W eko-targach organizowanych przez Od-Ważne, SART i ICK, wzięli udział lokalni wytwórcy i producenci, ale także artyści i rzemieślnicy wykorzystujący w swoich pracach surowce naturalne lub z recyklingu.
Na zaproszenie organizatorów odpowiedziało aż prawie 20 wystawców i stoiska wykraczały poza samą galerię, która ich nie pomieściła.
Można było kupić m.in. naturalne mydełka, kosmetyki, świece, biżuterię, rękodzieło, tekstylia ale także wegańskie i swojskie jedzenie jak wędliny, mięsa, miody, pieczywo.

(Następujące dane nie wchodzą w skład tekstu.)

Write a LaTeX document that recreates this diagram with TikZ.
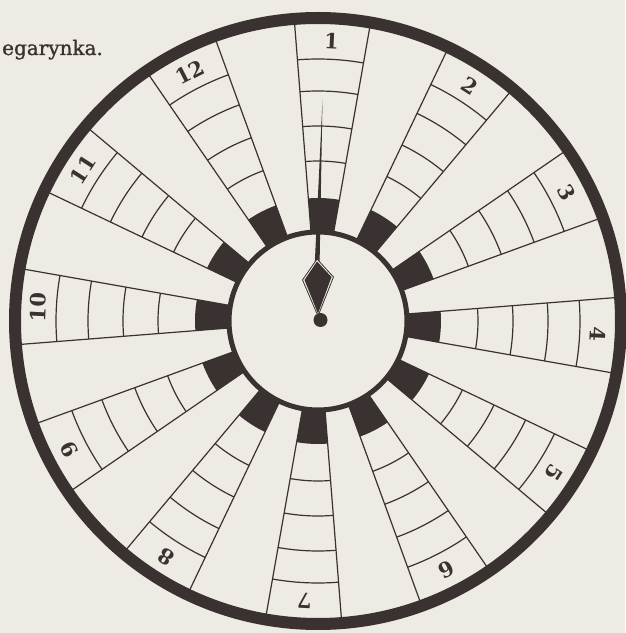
\documentclass[tikz,border=0pt]{standalone}
\usepackage{fontspec}
\setmainfont{DejaVu Serif}
\newfontfamily\capfont[FakeBold=1.2]{DejaVu Serif}
\usetikzlibrary{calc}
\definecolor{bg}{RGB}{237,235,227}
\definecolor{ink}{RGB}{58,50,48}
\begin{document}
\begin{tikzpicture}[x=1pt,y=1pt,
  thinline/.style={draw=ink, line width=1.2pt},
  numlabel/.style={font=\fontsize{21}{21}\selectfont\bfseries, text=ink, inner sep=0pt},
  caption/.style={font=\capfont\fontsize{20}{24}\selectfont, text=ink, inner sep=0pt, anchor=base west},
  ring/.style={draw=ink, line width=12pt},
  hub/.style={draw=ink, line width=5pt, fill=bg},
]
\fill[bg] (0,0) rectangle (625,633);
\useasboundingbox (0,0) rectangle (625,633);
\coordinate (C) at (318,312);
\foreach \k in {1,...,12}{
  \pgfmathsetmacro{\hA}{90-30*(\k-1)}
  \pgfmathsetmacro{\sA}{\hA-10}
  \pgfmathsetmacro{\sB}{\hA+4.5}
  \pgfmathsetmacro{\sM}{\hA-2.75}
  \fill[ink] ($(C)+(\sA:89)$) arc[start angle=\sA, end angle=\sB, radius=89]
     -- ($(C)+(\sB:123)$) arc[start angle=\sB, end angle=\sA, radius=123] -- cycle;
  \draw[thinline] ($(C)+(\sA:89)$) -- ($(C)+(\sA:298)$);
  \draw[thinline] ($(C)+(\sB:89)$) -- ($(C)+(\sB:298)$);
  \foreach \r in {160,195,230,262}{
    \draw[thinline] ($(C)+(\sA:\r)$) arc[start angle=\sA, end angle=\sB, radius=\r];
  }
  \node[numlabel, rotate=\sM-90] (n\k) at ($(C)+(\sM:280)$) {\k};
}
\draw[hub] (C) circle[radius=89];
\draw[ring] (C) circle[radius=303];
% hand
\fill[ink] (314.8,370) -- (322.5,533) -- (319.6,370) -- cycle;
\draw[ink, line width=0.8pt, fill=bg] (317,374) -- (302.5,353) -- (318,317) -- (333.5,356) -- cycle;
\fill[ink] (317,371.5) -- (304.5,353) -- (318,319.5) -- (331.5,356) -- cycle;
\fill[ink] (320.5,313) circle[radius=7];
\node[caption] (cap) at (2,578) {egarynka.};
\end{tikzpicture}
\end{document}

Były też ekologiczne i egzotyczne rośliny i warzywa jak fioletowe ziemniaki czy czarny czosnek, zresztą posłuchajcie sami. O stoiskach i o tym czy będzie kolejna edycja, naszemu reporterowi Wiesławowi Raczkowskiemu opowiada jedna z organizatorek, Dominika Kasprowicz:
Najpopularniejsze - stoisko z chlebem
Tyle rodzajów chleba w sklepie czy markecie nie znajdziemy. 13 rodzajów chleba jakie przygotowała Anna Skibińska rozchodziły się dosłownie jak ciepłe bułki. Wszystkie pieczone własnoręcznie, w domu, z ziaren i bez ulepszaczy. Pieczenie wszystkiego na Jarmark, jak powiedziała nam wystawczyni, zajęło ponad 50 godzin! Posłuchajcie sami:
Nie od dziś wiadomo, że iławianie lubią dobrze zjeść. Wielką popularnością cieszą się coroczne już Festiwale Foodtrucków, teraz do stałego terminarza może dołączyć też Iławski Eko-Jarmark. Pozostaje nam czekać na kolejne edycje, z większym rozmachem.